• Problem requirements
Copy out, from the entries below, each line holding the string "this".

• Records shown
================================

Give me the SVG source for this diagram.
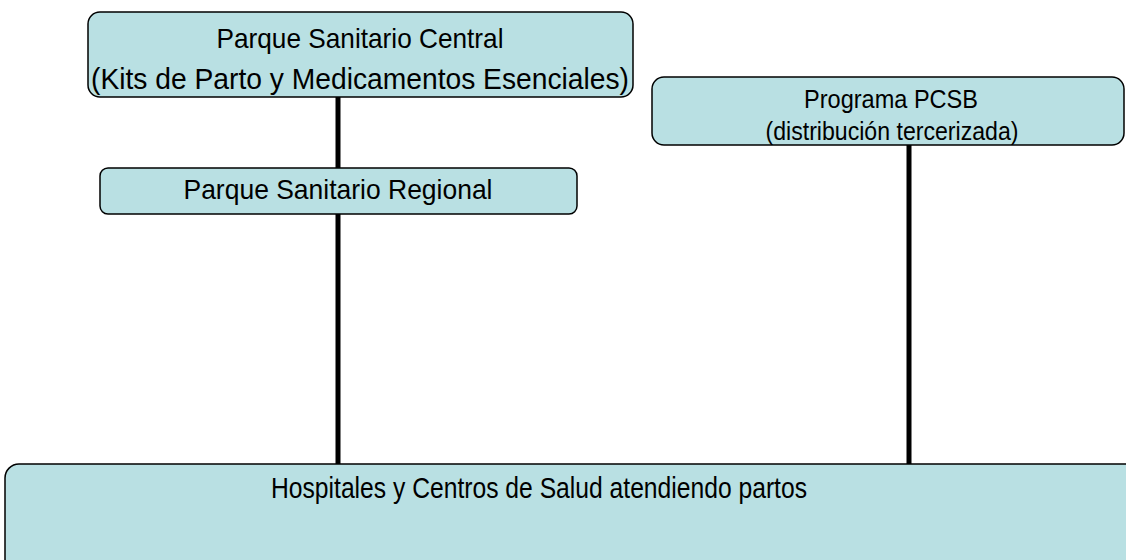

================================

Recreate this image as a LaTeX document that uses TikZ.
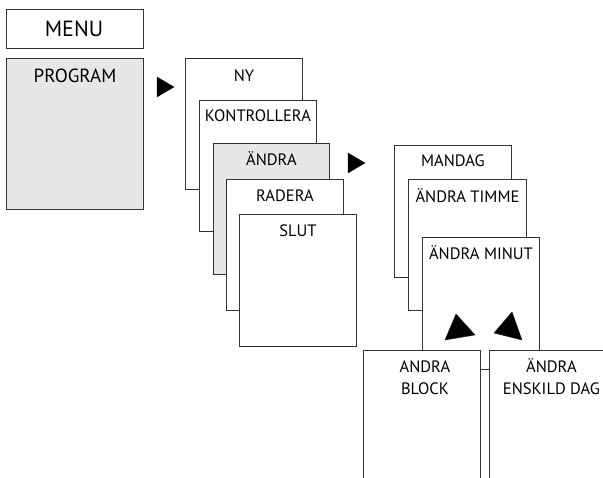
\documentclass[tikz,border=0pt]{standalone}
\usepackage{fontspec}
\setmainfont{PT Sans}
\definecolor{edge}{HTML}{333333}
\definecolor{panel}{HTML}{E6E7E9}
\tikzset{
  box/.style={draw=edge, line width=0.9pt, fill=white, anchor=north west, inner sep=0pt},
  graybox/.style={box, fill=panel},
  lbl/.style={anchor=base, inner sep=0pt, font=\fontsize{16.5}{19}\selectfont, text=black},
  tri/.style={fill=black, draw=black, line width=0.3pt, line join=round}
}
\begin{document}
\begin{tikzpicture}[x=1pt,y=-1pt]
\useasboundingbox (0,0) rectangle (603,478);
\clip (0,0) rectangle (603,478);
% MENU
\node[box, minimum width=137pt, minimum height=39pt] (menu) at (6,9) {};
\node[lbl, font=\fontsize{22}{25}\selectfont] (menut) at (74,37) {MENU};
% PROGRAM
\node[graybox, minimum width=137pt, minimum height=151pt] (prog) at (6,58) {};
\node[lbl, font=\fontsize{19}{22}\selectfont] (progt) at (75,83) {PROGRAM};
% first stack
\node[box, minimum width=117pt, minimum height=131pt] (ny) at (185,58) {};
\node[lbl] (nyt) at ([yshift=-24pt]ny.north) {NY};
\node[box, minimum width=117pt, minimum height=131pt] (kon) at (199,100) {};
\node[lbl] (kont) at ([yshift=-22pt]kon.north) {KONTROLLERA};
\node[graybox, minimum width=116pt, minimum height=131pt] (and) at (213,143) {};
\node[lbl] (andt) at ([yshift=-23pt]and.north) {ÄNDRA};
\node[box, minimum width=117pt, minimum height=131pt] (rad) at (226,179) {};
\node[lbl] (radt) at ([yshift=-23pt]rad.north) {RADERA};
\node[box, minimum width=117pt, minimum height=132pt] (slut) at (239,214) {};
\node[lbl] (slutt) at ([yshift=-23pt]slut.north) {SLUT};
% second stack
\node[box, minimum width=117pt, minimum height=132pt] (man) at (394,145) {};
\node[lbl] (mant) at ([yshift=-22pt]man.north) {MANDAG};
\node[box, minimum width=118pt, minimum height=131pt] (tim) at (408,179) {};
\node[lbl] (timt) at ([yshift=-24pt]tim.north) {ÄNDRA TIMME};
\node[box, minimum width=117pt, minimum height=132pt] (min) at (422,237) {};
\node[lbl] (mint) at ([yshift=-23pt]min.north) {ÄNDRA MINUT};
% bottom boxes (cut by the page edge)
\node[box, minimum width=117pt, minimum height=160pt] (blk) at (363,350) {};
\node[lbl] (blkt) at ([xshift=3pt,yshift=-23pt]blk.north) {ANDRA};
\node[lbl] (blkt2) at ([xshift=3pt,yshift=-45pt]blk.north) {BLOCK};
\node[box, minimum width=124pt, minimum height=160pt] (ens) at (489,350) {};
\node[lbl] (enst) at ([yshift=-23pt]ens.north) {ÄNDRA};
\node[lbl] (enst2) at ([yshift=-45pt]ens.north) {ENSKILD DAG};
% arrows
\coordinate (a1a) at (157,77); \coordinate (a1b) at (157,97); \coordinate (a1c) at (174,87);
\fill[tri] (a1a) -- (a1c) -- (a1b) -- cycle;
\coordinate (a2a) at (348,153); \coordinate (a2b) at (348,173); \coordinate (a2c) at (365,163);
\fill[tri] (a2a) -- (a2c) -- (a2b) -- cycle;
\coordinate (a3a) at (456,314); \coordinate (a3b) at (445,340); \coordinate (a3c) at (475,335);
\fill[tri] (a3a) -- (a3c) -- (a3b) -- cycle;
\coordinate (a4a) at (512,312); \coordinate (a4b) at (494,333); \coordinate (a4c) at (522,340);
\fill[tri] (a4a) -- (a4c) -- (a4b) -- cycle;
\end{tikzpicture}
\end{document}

================================

• Expected answer
Give me the SVG source for this diagram.
Recreate this image as a LaTeX document that uses TikZ.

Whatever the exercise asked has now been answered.